Kanban is one of several tools used by manufacturers to increase efficiency and limit downtime in a production process. Facilities use Kanban to make sure that production lines are supplied with the right materials at the right time. In Japanese, Kanban means visual card, and although at first it used physical cards, now Kanban is powered with technology. Visual cards are used to signal that processes are in need of materials or parts. The tool was originally invented in conjunction with “pull” systems of production that employ the “just-in-time” concept. Using the Kanban system, a manufacturer can reduce downtime through proper planning and execution.

“Kanban prevents inventory overflow and ensures precise delivery of quality materials to the line.”

Lean manufacturers use Kanban
In a just-in-time environment, processes are based on pull production expectations. Facilities only working on what is expected become leaner since they do not house excessive levels of raw or finished materials. Demand-pull allows companies to only produce what is needed, determined by time and quantity considerations. “Push” methods of production, on the other hand, are based on expected sales and manage inventory differently.
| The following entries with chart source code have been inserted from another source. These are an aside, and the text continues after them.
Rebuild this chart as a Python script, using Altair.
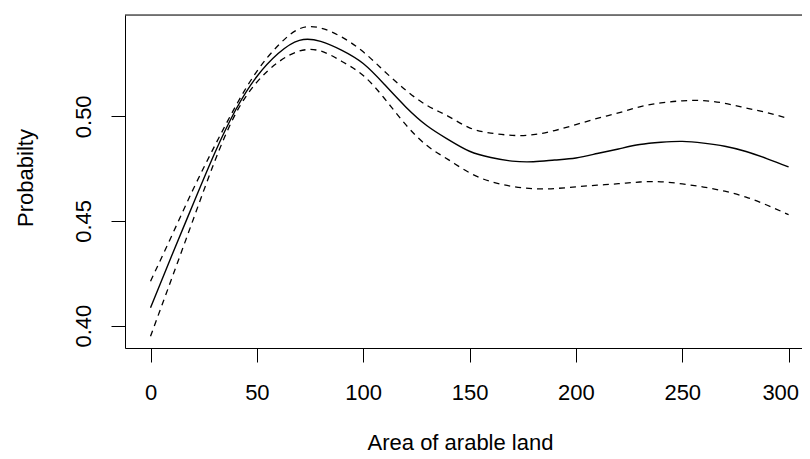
import altair as alt
import pandas as pd

# ---- data ----
x_vals = [0, 10, 20, 30, 40, 50, 60, 70, 80, 90, 100, 110, 120, 130, 140, 150,
          160, 170, 180, 190, 200, 210, 220, 230, 240, 250, 260, 270, 280, 290, 300]
fit = [0.4085, 0.4335, 0.4580, 0.4820, 0.5030, 0.5190, 0.5300, 0.5363, 0.5358, 0.5315,
       0.5252, 0.5152, 0.5045, 0.4955, 0.4889, 0.4833, 0.4803, 0.4786, 0.4783, 0.4791,
       0.4801, 0.4822, 0.4844, 0.4865, 0.4876, 0.4880, 0.4872, 0.4857, 0.4832, 0.4797, 0.4758]
upper = [0.4212, 0.4430, 0.4650, 0.4855, 0.5048, 0.5215, 0.5338, 0.5418, 0.5422, 0.5378,
         0.5308, 0.5215, 0.5125, 0.5052, 0.5000, 0.4945, 0.4920, 0.4909, 0.4912, 0.4932,
         0.4960, 0.4990, 0.5016, 0.5045, 0.5064, 0.5074, 0.5075, 0.5062, 0.5040, 0.5017, 0.4989]
lower = [0.3949, 0.4226, 0.4505, 0.4780, 0.5012, 0.5163, 0.5258, 0.5312, 0.5312, 0.5262,
         0.5195, 0.5085, 0.4960, 0.4860, 0.4793, 0.4730, 0.4688, 0.4665, 0.4654, 0.4655,
         0.4663, 0.4671, 0.4678, 0.4686, 0.4687, 0.4677, 0.4662, 0.4642, 0.4614, 0.4575, 0.4530]

x_ticks = [0, 50, 100, 150, 200, 250, 300]
y_ticks = [0.40, 0.45, 0.50]

df = pd.DataFrame({"x": x_vals, "fit": fit, "upper": upper, "lower": lower})

W, H = 677, 333
FONT = "Liberation Sans"

xscale = alt.Scale(domain=[-12, 306.3], nice=False, zero=False)
yscale = alt.Scale(domain=[0.3893, 0.5484], nice=False, zero=False)

xaxis = alt.Axis(values=x_ticks, tickSize=14, labelPadding=20, labelBaseline="top",
                 labelFlush=20, labelFlushOffset=10, labelOverlap=False, grid=False,
                 domain=True, domainColor="black", domainWidth=1,
                 tickColor="black", tickWidth=1,
                 labelFont=FONT, labelFontSize=22, labelColor="black",
                 title="Area of arable land", titleFont=FONT, titleFontSize=22,
                 titleFontWeight="normal", titleColor="black",
                 titleX=335, titleY=101, titleAlign="center", titleBaseline="alphabetic")

yaxis = alt.Axis(values=y_ticks, format=".2f", tickSize=14, labelPadding=21,
                 labelAngle=270, labelAlign="center", labelBaseline="alphabetic",
                 labelOverlap=False, labelFlush=False, grid=False,
                 domain=True, domainColor="black", domainWidth=1,
                 tickColor="black", tickWidth=1,
                 labelFont=FONT, labelFontSize=22, labelColor="black",
                 title="Probabilty", titleFont=FONT, titleFontSize=22,
                 titleFontWeight="normal", titleColor="black", titleAngle=270,
                 titleX=-93, titleY=162.5, titleAlign="center", titleBaseline="alphabetic")

base = alt.Chart(df)

fit_line = base.mark_line(color="black", strokeWidth=1.4, interpolate="natural").encode(
    x=alt.X("x:Q", scale=xscale, axis=xaxis),
    y=alt.Y("fit:Q", scale=yscale, axis=yaxis),
)
upper_line = base.mark_line(color="black", strokeWidth=1.3, strokeDash=[6, 5],
                            interpolate="natural").encode(
    x=alt.X("x:Q", scale=xscale),
    y=alt.Y("upper:Q", scale=yscale),
)
lower_line = base.mark_line(color="black", strokeWidth=1.3, strokeDash=[6, 5],
                            interpolate="natural").encode(
    x=alt.X("x:Q", scale=xscale),
    y=alt.Y("lower:Q", scale=yscale),
)

top_border = alt.Chart(pd.DataFrame({"a": [0]})).mark_rule(color="black", strokeWidth=1).encode(
    x=alt.value(0), x2=alt.value(W), y=alt.value(0)
)

chart = alt.layer(top_border, lower_line, upper_line, fit_line).properties(
    width=W, height=H,
    padding={"left": 117, "top": 7, "right": 0, "bottom": 108},
    autosize=alt.AutoSizeParams(type="none"),
).configure_view(stroke=None).configure(background="white")

chart.save("out.html", embed_options={"renderer": "svg", "actions": False})
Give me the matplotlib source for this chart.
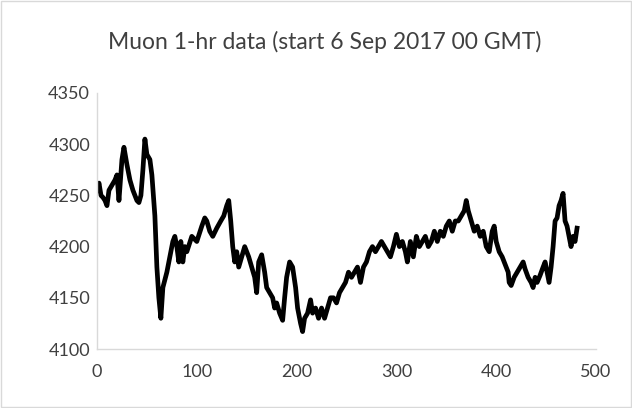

Process Excellence Network explained that Kanban prevents inventory overflow and ensures precise delivery of quality materials to the line. Smart manufacturers use sophisticated production scheduling software to plan production, order stock, and manage exchanges with suppliers and customers. Today, Kanban employs modern resources like e-mails, sensors, and electronic monitoring equipment.

Three main benefits of Kanban are:

  1. Visual control of production lines and assurance that only what is ordered is made.
  2. Products are free of defects and defective parts are found before they cause problems.
  3. Continuous improvement is achieved through the constant reduction of stock in production.

Kanban can help prevent inventory overflow

Kanban helps eliminate overproduction and waste
The Environmental Protection referred to Kanban as the “nervous system” of lean production and explained that Kanban is integral to just-in-time production because it is the channel through which ordering takes place. Specifically, Kanban is found in the form of a card, labeled container, computer order, or other tools that signal when more parts are needed for the next phase of production – thus eliminating overproduction.

Overproduction is a key form of manufacturing waste, noted the EPA. Kanban systems help eliminate overproduction and limit waste by reducing the number of products that must be scrapped or discarded. Kanban also reduces the amount of raw materials used in production and improves management of energy, emissions, and waste, resulting in more efficient production

Suggestions for an Effective Kanban System
Process Excellence Network advised that manufacturers set up Kanban properly in the workplace, for maximum benefit. Firstly, customers should only withdraw items in a downstream process, and suppliers should only produce items in an upstream process, in exact amounts as specified by the Kanban. Secondly, items should not be made or moved without a Kanban and a tag must be included with every item. Thirdly, defective parts and incorrect amounts should never be sent to the next process. Lastly, a facility should always work to reduce the number of Kanbans to lower inventories and identify potential problems with parts and materials.

Ultimately, Kanban is an effective method for reducing downtime because it ensures the correct supply of quality materials to the production line at all times. Sometimes, manufacturers who believe tribal knowledge can outperform lean methodologies, fail to raise efficiency because they do not properly implement Kanban, or implement it but do not enforce strict adherence. However, the most effective production facility knows that becoming lean means understanding that planning and execution go hand in hand.